Luckily for everyone, I have an answer, and the answer is: The pregame.

It’s time for us to embrace the revolutionary potential of the pregame, to stretch it out extra-long, maybe so long that it becomes the whole night, that you don’t even go to an eating club afterwards. When a pregame is good — and I’ve been to some wonderful pregames — they don’t start over a listserv or a public Facebook event; they start when someone you know sends some text or some email like, “Hey, I’ve got a little alcohol and some free time, let’s chill, come over whenever, I’ll be here.” They’re good because everywhere you look, you see someone you love, or at least feel warmly towards, and no one is trying to get you to chug some weird flaming drink, and no one is dressed for any theme, and no one wants you to take a picture of them or be in a picture with you so they can upload it and prove that they were in x place at y time with z amount of socially powerful people.

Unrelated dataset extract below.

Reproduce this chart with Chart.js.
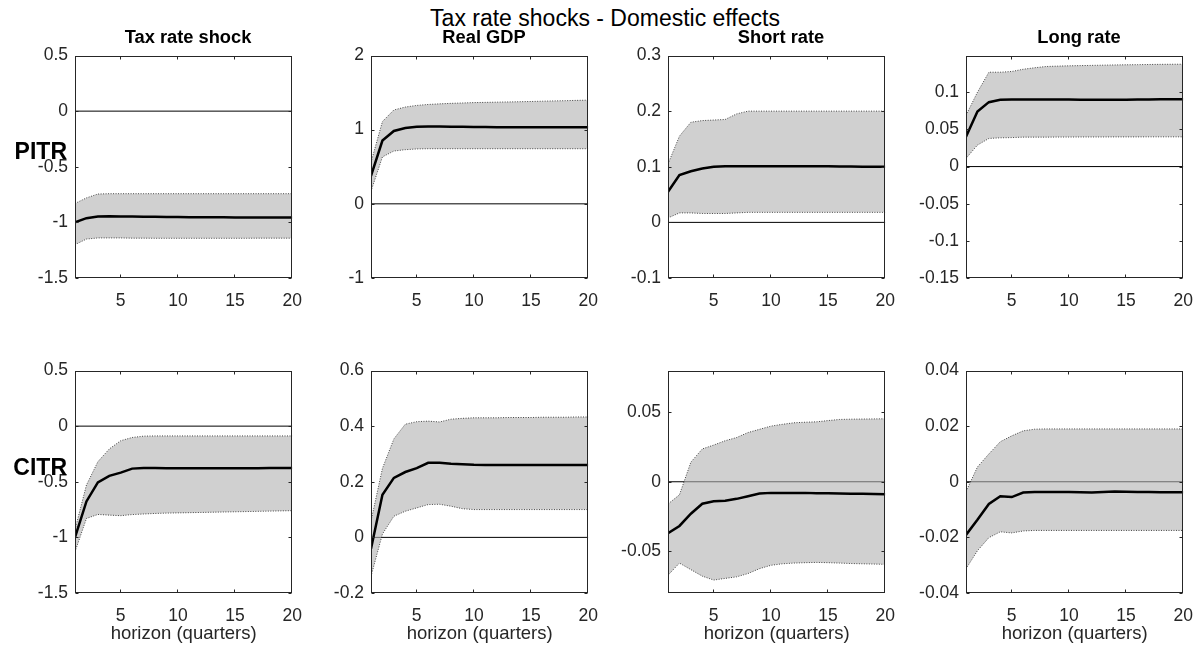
<!DOCTYPE html>
<html><head><meta charset="utf-8">
<script src="https://cdn.jsdelivr.net/npm/chart.js@4/dist/chart.umd.min.js"></script>
<style>
html,body{margin:0;padding:0;background:#fff;width:1202px;height:646px;overflow:hidden;position:relative;font-family:"Liberation Sans",Arial,sans-serif;}
canvas{position:absolute;}
.t{position:absolute;white-space:nowrap;color:#000;line-height:1;}
</style></head><body>
<script>
// ---------- data ----------
const horizon = [1,2,3,4,5,6,7,8,9,10,11,12,13,14,15,16,17,18,19,20];
const xTicks = [5,10,15,20];
const mainTitle = 'Tax rate shocks - Domestic effects';
const panelTitles = ['Tax rate shock','Real GDP','Short rate','Long rate'];
const rowLabels = ['PITR','CITR'];
const xAxisLabel = 'horizon (quarters)';

// PITR row
const pitrTaxMed = [-1.0,-0.962,-0.948,-0.946,-0.947,-0.948,-0.949,-0.950,-0.951,-0.952,-0.953,-0.954,-0.955,-0.955,-0.956,-0.956,-0.957,-0.957,-0.957,-0.957];
const pitrTaxUp  = [-0.83,-0.78,-0.745,-0.742,-0.742,-0.742,-0.742,-0.742,-0.742,-0.742,-0.742,-0.742,-0.742,-0.742,-0.742,-0.742,-0.742,-0.742,-0.742,-0.742];
const pitrTaxLo  = [-1.20,-1.15,-1.14,-1.14,-1.14,-1.142,-1.142,-1.143,-1.143,-1.143,-1.143,-1.143,-1.143,-1.143,-1.143,-1.143,-1.142,-1.142,-1.142,-1.142];

const pitrGdpMed = [0.376,0.854,0.982,1.022,1.04,1.044,1.042,1.04,1.038,1.036,1.035,1.034,1.034,1.033,1.033,1.033,1.033,1.033,1.033,1.033];
const pitrGdpUp  = [0.56,1.11,1.266,1.305,1.327,1.34,1.348,1.355,1.36,1.365,1.368,1.371,1.374,1.377,1.38,1.384,1.388,1.391,1.395,1.398];
const pitrGdpLo  = [0.17,0.633,0.712,0.73,0.74,0.743,0.743,0.743,0.743,0.743,0.743,0.743,0.743,0.743,0.743,0.743,0.743,0.743,0.743,0.743];

const pitrSrMed = [0.055,0.085,0.092,0.097,0.1,0.101,0.101,0.101,0.101,0.101,0.101,0.101,0.101,0.101,0.101,0.1005,0.1005,0.1,0.1,0.1];
const pitrSrUp  = [0.105,0.155,0.18,0.183,0.184,0.185,0.195,0.2,0.2,0.2,0.2,0.2,0.2,0.2,0.2,0.2,0.2,0.2,0.2,0.2];
const pitrSrLo  = [0.008,0.017,0.017,0.016,0.016,0.016,0.017,0.018,0.018,0.018,0.018,0.018,0.018,0.018,0.018,0.018,0.018,0.018,0.018,0.018];

const pitrLrMed = [0.04,0.0742,0.0867,0.0898,0.0902,0.0902,0.0902,0.0902,0.0902,0.0902,0.0901,0.09,0.09,0.09,0.09,0.0902,0.0903,0.0905,0.0906,0.0907];
const pitrLrUp  = [0.069,0.1,0.127,0.127,0.128,0.131,0.133,0.1347,0.1352,0.1356,0.1359,0.1362,0.1365,0.1368,0.137,0.1372,0.1374,0.1376,0.1377,0.1378];
const pitrLrLo  = [0.011,0.0289,0.0378,0.0387,0.039,0.0396,0.0396,0.0396,0.0397,0.0397,0.0398,0.0398,0.0398,0.0399,0.0399,0.0399,0.04,0.04,0.04,0.04];

// CITR row
const citrTaxMed = [-1.0,-0.677,-0.506,-0.447,-0.418,-0.382,-0.377,-0.377,-0.378,-0.378,-0.378,-0.378,-0.378,-0.378,-0.378,-0.378,-0.378,-0.377,-0.377,-0.377];
const citrTaxUp  = [-0.93,-0.53,-0.32,-0.205,-0.131,-0.102,-0.09,-0.088,-0.088,-0.088,-0.088,-0.088,-0.088,-0.088,-0.088,-0.088,-0.088,-0.088,-0.088,-0.088];
const citrTaxLo  = [-1.13,-0.83,-0.794,-0.80,-0.805,-0.795,-0.79,-0.785,-0.782,-0.78,-0.778,-0.776,-0.774,-0.772,-0.77,-0.768,-0.766,-0.764,-0.762,-0.76];

const citrGdpMed = [-0.041,0.153,0.214,0.235,0.249,0.268,0.268,0.265,0.263,0.261,0.26,0.26,0.26,0.26,0.26,0.26,0.26,0.26,0.26,0.26];
const citrGdpUp  = [0.059,0.248,0.354,0.407,0.416,0.418,0.415,0.425,0.428,0.43,0.43,0.43,0.431,0.431,0.431,0.432,0.432,0.432,0.433,0.433];
const citrGdpLo  = [-0.14,0.012,0.076,0.094,0.106,0.118,0.119,0.112,0.103,0.1,0.1,0.1,0.1,0.1,0.1,0.1,0.1,0.1,0.1,0.1];

const citrSrMed = [-0.037,-0.0318,-0.023,-0.0158,-0.0141,-0.0137,-0.0123,-0.0104,-0.0085,-0.008,-0.008,-0.008,-0.008,-0.0082,-0.0083,-0.0085,-0.0086,-0.0087,-0.0088,-0.009];
const citrSrUp  = [-0.016,-0.0094,0.0141,0.0236,0.0264,0.0295,0.0318,0.0354,0.0377,0.04,0.0413,0.0424,0.0428,0.0431,0.044,0.0448,0.045,0.0451,0.0452,0.0453];
const citrSrLo  = [-0.0672,-0.0585,-0.0632,-0.0679,-0.0707,-0.0695,-0.0684,-0.066,-0.0625,-0.0601,-0.059,-0.0585,-0.0582,-0.058,-0.0582,-0.0585,-0.0588,-0.059,-0.0592,-0.0594];

const citrLrMed = [-0.0191,-0.0137,-0.008,-0.0052,-0.0055,-0.0039,-0.0037,-0.0037,-0.0037,-0.0037,-0.0038,-0.0039,-0.0037,-0.0035,-0.0036,-0.0037,-0.0037,-0.0038,-0.0038,-0.0038];
const citrLrUp  = [-0.0035,0.0053,0.01,0.0144,0.0165,0.0183,0.0189,0.019,0.019,0.019,0.019,0.019,0.019,0.019,0.019,0.019,0.019,0.019,0.019,0.019];
const citrLrLo  = [-0.0313,-0.0248,-0.0201,-0.018,-0.0184,-0.0177,-0.0175,-0.0175,-0.0175,-0.0175,-0.0175,-0.0175,-0.0175,-0.0175,-0.0175,-0.0175,-0.0175,-0.0175,-0.0175,-0.0175];

// y axis ranges and ticks
const yTicksTax = [-1.5,-1,-0.5,0,0.5];
const yTicksGdp1 = [-1,0,1,2];
const yTicksSr1 = [-0.1,0,0.1,0.2,0.3];
const yTicksLr1 = [-0.15,-0.1,-0.05,0,0.05,0.1];
const yTicksGdp2 = [-0.2,0,0.2,0.4,0.6];
const yTicksSr2 = [-0.05,0,0.05];
const yTicksLr2 = [-0.04,-0.02,0,0.02,0.04];
const yRangeTax = [-1.5,0.5];
const yRangeGdp1 = [-1,2];
const yRangeSr1 = [-0.1,0.3];
const yRangeLr1 = [-0.15,0.1495];
const yRangeGdp2 = [-0.2,0.6];
const yRangeSr2 = [-0.08,0.08];
const yRangeLr2 = [-0.04,0.04];

// ---------- layout ----------
const FONT = '"Liberation Sans", Arial, sans-serif';
const lefts = [75,371,668,966];
const tops = [52,367];
const PW = 226, PH = 226;
const PAD_L = 75, PAD_R = 14, PAD_T = 14, PAD_B = 56;

function addText(txt, x, baseline, size, bold, align){
  const d = document.createElement('div');
  d.className='t'; d.textContent = txt;
  d.style.fontSize = size+'px';
  d.style.fontWeight = bold ? 'bold' : 'normal';
  d.style.top = (baseline - 0.8465*size)+'px';
  d.style.left = x+'px';
  if (align==='center') d.style.transform='translateX(-50%)';
  if (align==='right') d.style.transform='translateX(-100%)';
  document.body.appendChild(d);
}

const boxPlugin = {
  id:'box',
  afterDatasetsDraw(chart){
    const {ctx, chartArea:a, scales:{x,y}} = chart;
    ctx.save();
    ctx.strokeStyle='#262626'; ctx.lineWidth=1; ctx.setLineDash([]);
    const L=Math.round(a.left)+0.5, R=Math.round(a.right)-0.5, T=Math.round(a.top)+0.5, B=Math.round(a.bottom)-0.5;
    ctx.strokeRect(L,T,R-L,B-T);
    ctx.beginPath();
    x.ticks.forEach(t=>{const p=Math.round(x.getPixelForValue(t.value))-0.5; ctx.moveTo(p,B); ctx.lineTo(p,B-3); ctx.moveTo(p,T); ctx.lineTo(p,T+3);});
    y.ticks.forEach(t=>{const p=Math.round(y.getPixelForValue(t.value))+0.5; ctx.moveTo(L,p); ctx.lineTo(L+3,p); ctx.moveTo(R,p); ctx.lineTo(R-3,p);});
    ctx.stroke(); ctx.restore();
  }
};

function makePanel(col,row,med,up,lo,yRange,yTicks){
  const cv = document.createElement('canvas');
  cv.width = PAD_L+PW+PAD_R; cv.height = PAD_T+PH+PAD_B;
  cv.style.left = (lefts[col]-PAD_L)+'px'; cv.style.top=(tops[row]-PAD_T)+'px';
  document.body.appendChild(cv);
  const pts = arr => horizon.map((h,i)=>({x:h,y:arr[i]}));
  const n = horizon.length;
  new Chart(cv,{
    type:'line',
    data:{datasets:[
      {data:pts(med), borderColor:'#000', borderWidth:2.5, pointRadius:0, order:0, fill:false},
      {data:pts(up), borderColor:'rgba(0,0,0,0.7)', borderWidth:1, borderDash:[1,1.5], pointRadius:0, order:2, fill:2, backgroundColor:'rgba(176,176,176,0.6)'},
      {data:pts(lo), borderColor:'rgba(0,0,0,0.7)', borderWidth:1, borderDash:[1,1.5], pointRadius:0, order:1, fill:false},
      {data:[{x:horizon[0],y:0},{x:horizon[n-1],y:0}], borderColor:'#000', borderWidth:1, pointRadius:0, order:3, fill:false}
    ]},
    options:{
      responsive:false, animation:false, devicePixelRatio:1,
      layout:{padding:{left:0,top:PAD_T,right:PAD_R,bottom:0}},
      elements:{line:{tension:0}},
      plugins:{legend:{display:false}, tooltip:{enabled:false}, title:{display:false}},
      scales:{
        x:{type:'linear', min:horizon[0], max:horizon[n-1],
          grid:{display:false, drawTicks:false}, border:{display:false},
          afterBuildTicks:s=>{s.ticks = xTicks.map(v=>({value:v}));},
          afterFit:s=>{s.height = PAD_B;},
          ticks:{padding:13, color:'#262626', font:{family:FONT,size:17.5}, maxRotation:0, autoSkip:false},
          title:{display:row===1, text:xAxisLabel, color:'#262626', font:{family:FONT,size:18.5}, padding:{top:0,bottom:4}}
        },
        y:{type:'linear', min:yRange[0], max:yRange[1],
          grid:{display:false, drawTicks:false}, border:{display:false},
          afterBuildTicks:s=>{s.ticks = yTicks.map(v=>({value:v}));},
          afterFit:s=>{s.width = PAD_L;},
          ticks:{padding:7, color:'#262626', font:{family:FONT,size:17.5}, autoSkip:false, callback:v=>String(Math.round(v*1e6)/1e6)}
        }
      }
    },
    plugins:[boxPlugin]
  });
}

makePanel(0,0,pitrTaxMed,pitrTaxUp,pitrTaxLo,yRangeTax,yTicksTax);
makePanel(1,0,pitrGdpMed,pitrGdpUp,pitrGdpLo,yRangeGdp1,yTicksGdp1);
makePanel(2,0,pitrSrMed,pitrSrUp,pitrSrLo,yRangeSr1,yTicksSr1);
makePanel(3,0,pitrLrMed,pitrLrUp,pitrLrLo,yRangeLr1,yTicksLr1);
makePanel(0,1,citrTaxMed,citrTaxUp,citrTaxLo,yRangeTax,yTicksTax);
makePanel(1,1,citrGdpMed,citrGdpUp,citrGdpLo,yRangeGdp2,yTicksGdp2);
makePanel(2,1,citrSrMed,citrSrUp,citrSrLo,yRangeSr2,yTicksSr2);
makePanel(3,1,citrLrMed,citrLrUp,citrLrLo,yRangeLr2,yTicksLr2);

addText(mainTitle, 605, 26, 23, false, 'center');
panelTitles.forEach((t,i)=>addText(t, lefts[i]+PW/2, 43.5, 18.3, true, 'center'));
addText(rowLabels[0], 67, 159.5, 23, true, 'right');
addText(rowLabels[1], 67, 475.7, 23, true, 'right');
</script>
</body></html>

By harnessing the power of the pregame, we can subvert a system of value that not only defines what it means to be a successful Princeton student, but also what it means to have fun. Someone might argue that a better use of free time might even make us more productive workers, but I am uninterested in that angle. What is more important is that we realize how important our unstructured time can be and to embrace it. We need to remember how valuable each of us are, and how valuable every second we have is and to spend that time chilling out about it.